With fasm it is possible to test things like these.
For an experiment, I made fasmg assemble an altered version of itself, where I turned off the imm8 optimization in basic x86 instruction handler (the one that implements ADD, OR, ADC, SBB, AND, SUB, XOR, CMP) by turning off the IF conditions around the line 414 in 80386.INC.
This is not huge change, the Linux version of fasmg that was 51078 bytes originally, assembled to 53326 bytes with this alteration. Windows version grew from 52736 bytes to 54784, but keep in mind the PE size is aligned to 512 byte boundary.
Now when I prepared a simple test that included X64.INC and assembled 100000 instructions, the original (smaller) version assembles it in 25.0 seconds, while the larger version needs 25.4 seconds to do the same.
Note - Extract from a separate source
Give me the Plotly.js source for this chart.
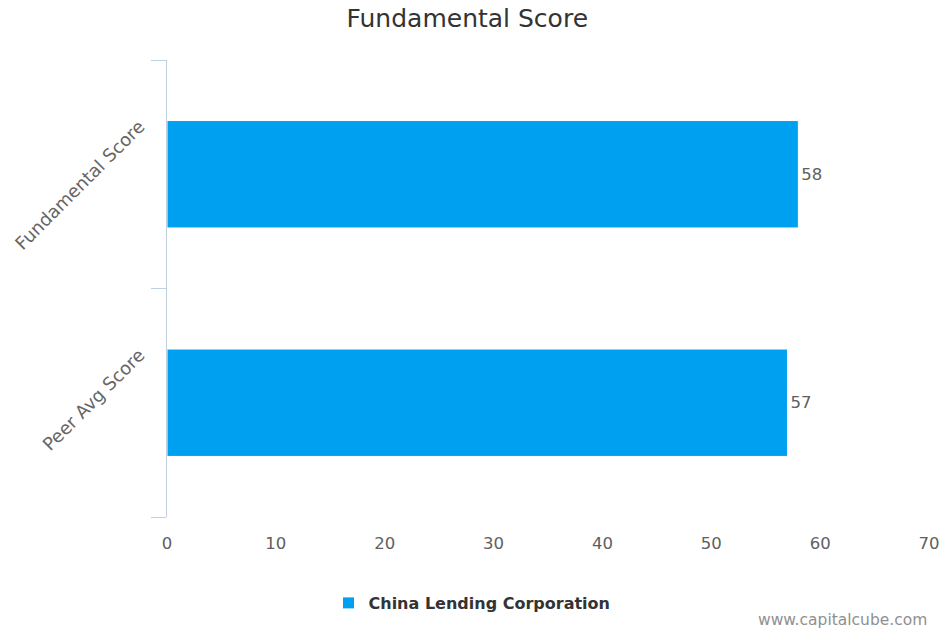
<!DOCTYPE html>
<html>
<head>
<meta charset="utf-8">
<script src="https://cdn.plot.ly/plotly-3.0.1.min.js"></script>
<style>html,body{margin:0;padding:0;background:#fff;}#chart{width:944px;height:630px;}</style>
</head>
<body>
<div id="chart"></div>
<script>
const categories = ["Fundamental Score", "Peer Avg Score"];
const scores = [58, 57];
const seriesName = "China Lending Corporation";
const chartTitle = "Fundamental Score";
const xTicks = [0, 10, 20, 30, 40, 50, 60, 70];
const creditText = "www.capitalcube.com";

const FONT = "DejaVu Sans, Verdana, sans-serif";

const trace = {
  type: "bar",
  orientation: "h",
  y: categories,
  x: scores,
  name: seriesName,
  marker: { color: "#00a0f0", line: { color: "#ffffff", width: 1 } },
  text: scores.map(String),
  textposition: "outside",
  textfont: { family: FONT, size: 16.5, color: "#606060" },
  cliponaxis: false,
  hoverinfo: "x+y"
};

const layout = {
  width: 944,
  height: 630,
  margin: { l: 167, r: 15, t: 60, b: 113 },
  paper_bgcolor: "#ffffff",
  plot_bgcolor: "#ffffff",
  font: { family: FONT, color: "#606060" },
  title: {
    text: chartTitle,
    font: { family: FONT, size: 25, color: "#333333" },
    xref: "container", x: 0.495, xanchor: "center",
    yref: "container", y: 1 - 18 / 630, yanchor: "middle"
  },
  bargap: 0.53,
  showlegend: true,
  legend: {
    orientation: "h",
    xref: "container", x: 0.5, xanchor: "center",
    yref: "container", y: 1 - 603 / 630, yanchor: "middle",
    font: { family: FONT, size: 16, color: "#333333", weight: "bold" }
  },
  xaxis: {
    range: [0, 70],
    tickmode: "array",
    tickvals: xTicks,
    ticktext: xTicks.map(String),
    showgrid: false,
    zeroline: false,
    showline: false,
    ticks: "",
    ticklabelstandoff: 14,
    tickfont: { family: FONT, size: 16.5, color: "#606060" },
    fixedrange: true
  },
  yaxis: {
    type: "category",
    categoryorder: "array",
    categoryarray: categories.slice().reverse(),
    range: [-0.5, categories.length - 0.5],
    showgrid: false,
    zeroline: false,
    showline: true,
    linecolor: "#c0d0e0",
    linewidth: 1,
    ticks: "outside",
    tickson: "boundaries",
    ticklen: 15,
    tickcolor: "#c0d0e0",
    tickwidth: 1,
    tickangle: -45,
    ticklabelshift: -50,
    ticklabelstandoff: 23,
    tickfont: { family: FONT, size: 18, color: "#666666" },
    fixedrange: true
  },
  annotations: [{
    text: creditText,
    xref: "paper", x: 1, xanchor: "right",
    yref: "paper", y: (517 - 620) / 457, yanchor: "middle",
    showarrow: false,
    font: { family: FONT, size: 15.5, color: "#909090" }
  }]
};

Plotly.newPlot("chart", [trace], layout, { displayModeBar: false, staticPlot: true });
</script>
</body>
</html>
This is a measurable difference! Both versions are exactly the same instructions, just some of them encoded differently. But this variation in size is enough to cause a noticeable effect in overall performance.
Trying to turn off some other optimizations like short displacements in memory addressing or short relative jumps grows the code so significantly that JECXZ instructions in fasmg's source start to fail with "out of range" error, so it is then no longer even possible to test exactly the same instruction sequence. So the fact that larger larger versions turn out even slower could be blamed on that instead.
Well speed may not be so obvious, but size is always measurable. Whether people find it significant or not is another matter. I personally find it cool and beautiful to see lite compiled code in KBs perform the same functions that people think take tends of MBs instead because they're so used to bloat (at the same speed, if not faster, so it's not about pre-caching data)... I guess hacker culture kind of influenced my ways.
Joined: 09 Aug 2005
Location: Usono (aka, USA)
I also found this interesting:
Knuth has also defined an assembly syntax and an executable format for MMIX. The executable format doesn't support linking multiple object files (static or dynamic), you have to assemble the whole program together. The executable format is such that the assembler outputs it streaming in a single pass, so forward references and output location changes are preserved in the binary as escape codes and the operating system resolves them at program load time.
If I may add, it would be even more helpful if you could explain in similar amount of details the different phases of assembly process ... pre-processing, assembling, compiling etc... Can serve as a reference like for example, statements precedence, valid symbols, macro evaluations at each phases etc. People been repeating the same questions and the same confusions about these (pre-processing vs assembling etc etc).